What would you suggest for something like this? I would not be installing solar, but I would love to have batteries tied in that could sustain my home, uninterrupted for up to one hour... possibly longer if I build on to the system. Would something like the 48 volt MPPSolar "beginner friendly" system work here along with Battle Born batteries? Do you have any videos on tying it back into the home?
Thank you!
I'm doing something very similar, except I'm including solar for long term grid down situations. I'll tell you up front - it's going to be expensive even if you know how to install breakers in your main panel and transfer switches.
Two main ways of going about it: You do your entire house, or you do individual circuits.
With your entire house you install a transfer switch for the main power input from the street, it can be a manual or automatic transfer switch. This is the easiest to do as you're mirroring what is usually done with back up whole house generators and there's just the one connection. The downside is your going to need a larger split phase inverter and battery bank to handle the whole house load. If its a automatic transfer switch you're going to need a LARGE inverter to handle any load that could be running when the grid power goes out.

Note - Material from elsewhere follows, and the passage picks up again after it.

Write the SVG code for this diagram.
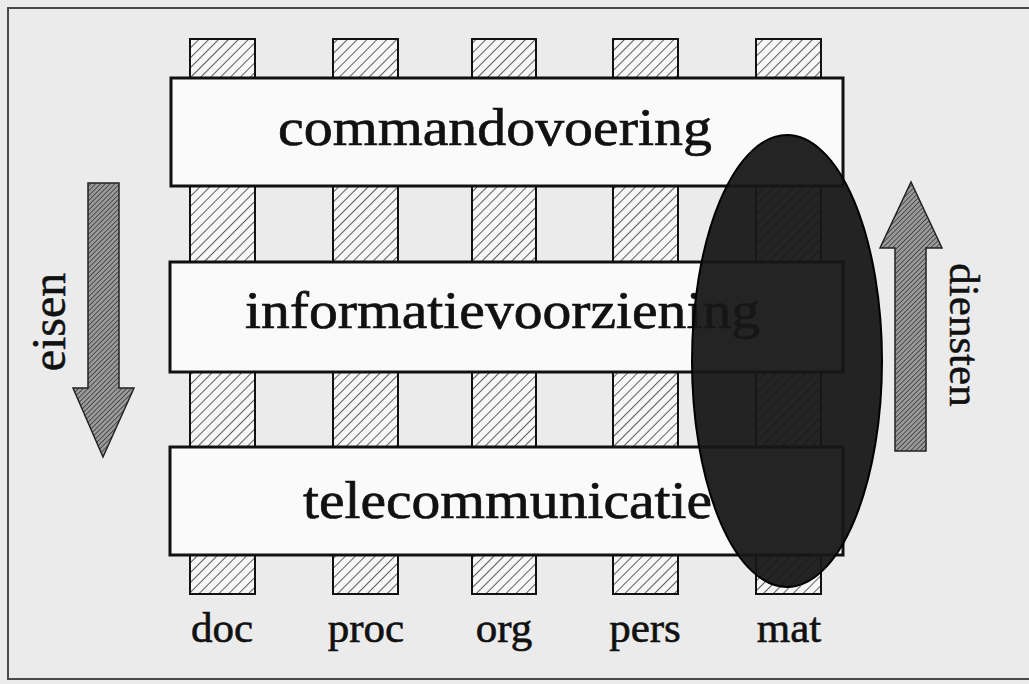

A subset to this is you can leave the transfer switch semi-permanently switched to the 240/120v split phase inverter/charger, one that has it's own internal transfer switch and bypass and is connected to the grid. The inverter/charger inverting function is offline and keeps the batteries charged and passes grid power through it to service the loads. BIG inverter for this. When power goes out the inverter disconnects from the grid and starts inverting and servicing the loads, take a look at the Outback Radian GS8048 as a bare minimum.
Individual circuits - what you do here is rather than one transfer switch for the main house input, you do a transfer switch for individual circuits (living room, kitchen, etc) and you move selected circuits from the house breaker box to the transfer switch which may or may not have its own breakers, some transfer switches just get wired inbetween the main power and the existing circuit breaker. Take a look at "Reliance" transfer switches, its what I'm using (actually I'm using two, one for the 120v loads and one for the 240v loads).
With this you have the output from the split phase inverter feeding the transfer switch input, again the inverter is connected to the grid (usually through your main panel) and the selected circuits are switched over in the transfer switch. The inverter is not inverting but still monitoring the grid power availability and if the grid goes down the inverter kicks on and services the loads.
Whats useful here is you can have critical circuits switched over (computers, fridge, freezer, furnace, etc) and leave high draw circuits (electric stove, electric dryer, electric water heater, etc) unswitched to draw power directly from the grid. If the power goes out and stays out you can then switch them over and manually manage the load to the inverter as to not overload it.
Individual circuits are more flexible and you can use a smaller inverter. But those transfer switches arent free either.